▶ Exercise goal
Write out the data below in full, unchanged, minus the images.

▶ Dataset excerpt
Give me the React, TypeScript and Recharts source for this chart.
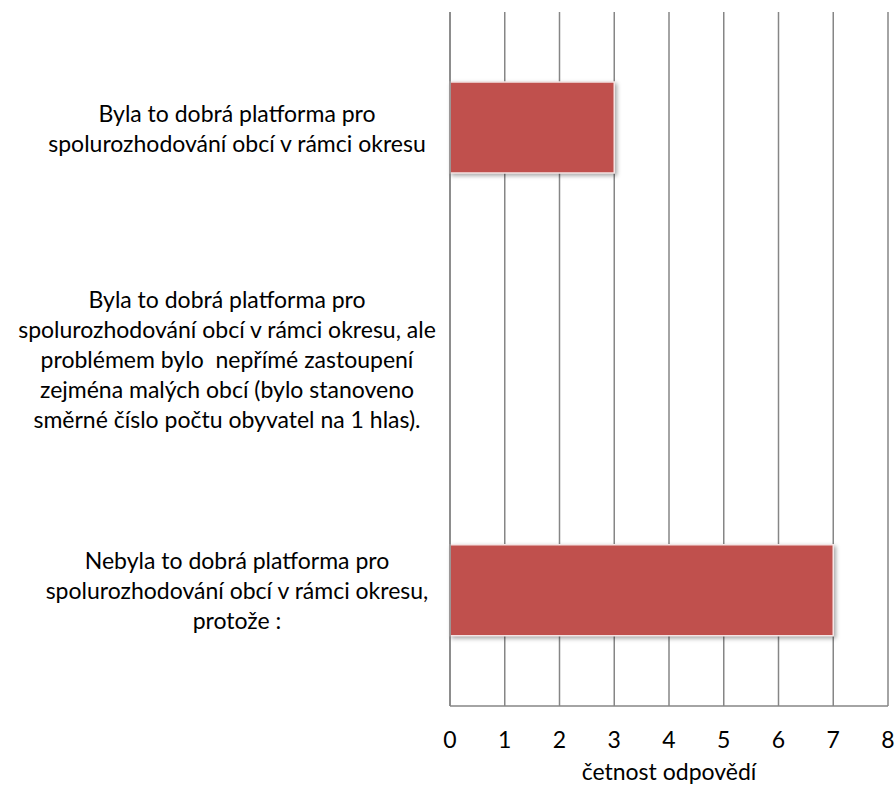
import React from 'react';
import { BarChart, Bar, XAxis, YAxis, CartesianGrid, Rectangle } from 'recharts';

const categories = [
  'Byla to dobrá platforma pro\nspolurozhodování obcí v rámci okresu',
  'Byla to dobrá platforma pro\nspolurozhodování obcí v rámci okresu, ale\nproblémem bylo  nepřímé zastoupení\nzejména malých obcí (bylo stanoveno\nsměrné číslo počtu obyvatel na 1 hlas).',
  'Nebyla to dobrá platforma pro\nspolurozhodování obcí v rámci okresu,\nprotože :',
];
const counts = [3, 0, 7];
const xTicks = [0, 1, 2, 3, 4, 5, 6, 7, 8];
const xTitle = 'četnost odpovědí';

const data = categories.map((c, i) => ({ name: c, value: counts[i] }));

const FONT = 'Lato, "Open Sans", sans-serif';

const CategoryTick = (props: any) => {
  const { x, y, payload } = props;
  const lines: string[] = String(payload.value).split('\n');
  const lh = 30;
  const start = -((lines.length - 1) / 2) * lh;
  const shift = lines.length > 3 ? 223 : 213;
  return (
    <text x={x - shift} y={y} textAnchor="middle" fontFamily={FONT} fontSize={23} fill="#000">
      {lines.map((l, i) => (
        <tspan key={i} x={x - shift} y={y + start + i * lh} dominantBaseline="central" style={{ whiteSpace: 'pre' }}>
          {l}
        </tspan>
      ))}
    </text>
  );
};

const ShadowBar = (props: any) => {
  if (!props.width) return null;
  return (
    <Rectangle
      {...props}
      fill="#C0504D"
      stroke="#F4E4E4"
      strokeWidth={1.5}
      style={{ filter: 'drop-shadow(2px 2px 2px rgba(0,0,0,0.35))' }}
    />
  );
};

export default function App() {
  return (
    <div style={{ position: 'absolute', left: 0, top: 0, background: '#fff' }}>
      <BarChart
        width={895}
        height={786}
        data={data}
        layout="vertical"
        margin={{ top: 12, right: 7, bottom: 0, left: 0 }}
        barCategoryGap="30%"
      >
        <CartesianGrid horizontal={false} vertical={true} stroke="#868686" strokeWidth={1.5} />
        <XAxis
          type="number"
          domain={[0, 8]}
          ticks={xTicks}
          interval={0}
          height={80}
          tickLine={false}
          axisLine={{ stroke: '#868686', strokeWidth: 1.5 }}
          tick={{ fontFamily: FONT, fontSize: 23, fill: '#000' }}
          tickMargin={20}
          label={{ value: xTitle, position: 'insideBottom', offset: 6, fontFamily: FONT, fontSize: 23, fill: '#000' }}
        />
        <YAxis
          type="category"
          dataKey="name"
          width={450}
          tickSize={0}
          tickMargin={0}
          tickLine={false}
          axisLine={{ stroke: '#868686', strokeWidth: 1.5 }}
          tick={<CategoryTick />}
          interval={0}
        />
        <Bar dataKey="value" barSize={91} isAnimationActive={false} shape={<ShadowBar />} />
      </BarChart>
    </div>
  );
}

▶ Task solution
Give me the React, TypeScript and Recharts source for this chart.
import React from 'react';
import { BarChart, Bar, XAxis, YAxis, CartesianGrid, Rectangle } from 'recharts';

const categories = [
  'Byla to dobrá platforma pro\nspolurozhodování obcí v rámci okresu',
  'Byla to dobrá platforma pro\nspolurozhodování obcí v rámci okresu, ale\nproblémem bylo  nepřímé zastoupení\nzejména malých obcí (bylo stanoveno\nsměrné číslo počtu obyvatel na 1 hlas).',
  'Nebyla to dobrá platforma pro\nspolurozhodování obcí v rámci okresu,\nprotože :',
];
const counts = [3, 0, 7];
const xTicks = [0, 1, 2, 3, 4, 5, 6, 7, 8];
const xTitle = 'četnost odpovědí';

const data = categories.map((c, i) => ({ name: c, value: counts[i] }));

const FONT = 'Lato, "Open Sans", sans-serif';

const CategoryTick = (props: any) => {
  const { x, y, payload } = props;
  const lines: string[] = String(payload.value).split('\n');
  const lh = 30;
  const start = -((lines.length - 1) / 2) * lh;
  const shift = lines.length > 3 ? 223 : 213;
  return (
    <text x={x - shift} y={y} textAnchor="middle" fontFamily={FONT} fontSize={23} fill="#000">
      {lines.map((l, i) => (
        <tspan key={i} x={x - shift} y={y + start + i * lh} dominantBaseline="central" style={{ whiteSpace: 'pre' }}>
          {l}
        </tspan>
      ))}
    </text>
  );
};

const ShadowBar = (props: any) => {
  if (!props.width) return null;
  return (
    <Rectangle
      {...props}
      fill="#C0504D"
      stroke="#F4E4E4"
      strokeWidth={1.5}
      style={{ filter: 'drop-shadow(2px 2px 2px rgba(0,0,0,0.35))' }}
    />
  );
};

export default function App() {
  return (
    <div style={{ position: 'absolute', left: 0, top: 0, background: '#fff' }}>
      <BarChart
        width={895}
        height={786}
        data={data}
        layout="vertical"
        margin={{ top: 12, right: 7, bottom: 0, left: 0 }}
        barCategoryGap="30%"
      >
        <CartesianGrid horizontal={false} vertical={true} stroke="#868686" strokeWidth={1.5} />
        <XAxis
          type="number"
          domain={[0, 8]}
          ticks={xTicks}
          interval={0}
          height={80}
          tickLine={false}
          axisLine={{ stroke: '#868686', strokeWidth: 1.5 }}
          tick={{ fontFamily: FONT, fontSize: 23, fill: '#000' }}
          tickMargin={20}
          label={{ value: xTitle, position: 'insideBottom', offset: 6, fontFamily: FONT, fontSize: 23, fill: '#000' }}
        />
        <YAxis
          type="category"
          dataKey="name"
          width={450}
          tickSize={0}
          tickMargin={0}
          tickLine={false}
          axisLine={{ stroke: '#868686', strokeWidth: 1.5 }}
          tick={<CategoryTick />}
          interval={0}
        />
        <Bar dataKey="value" barSize={91} isAnimationActive={false} shape={<ShadowBar />} />
      </BarChart>
    </div>
  );
}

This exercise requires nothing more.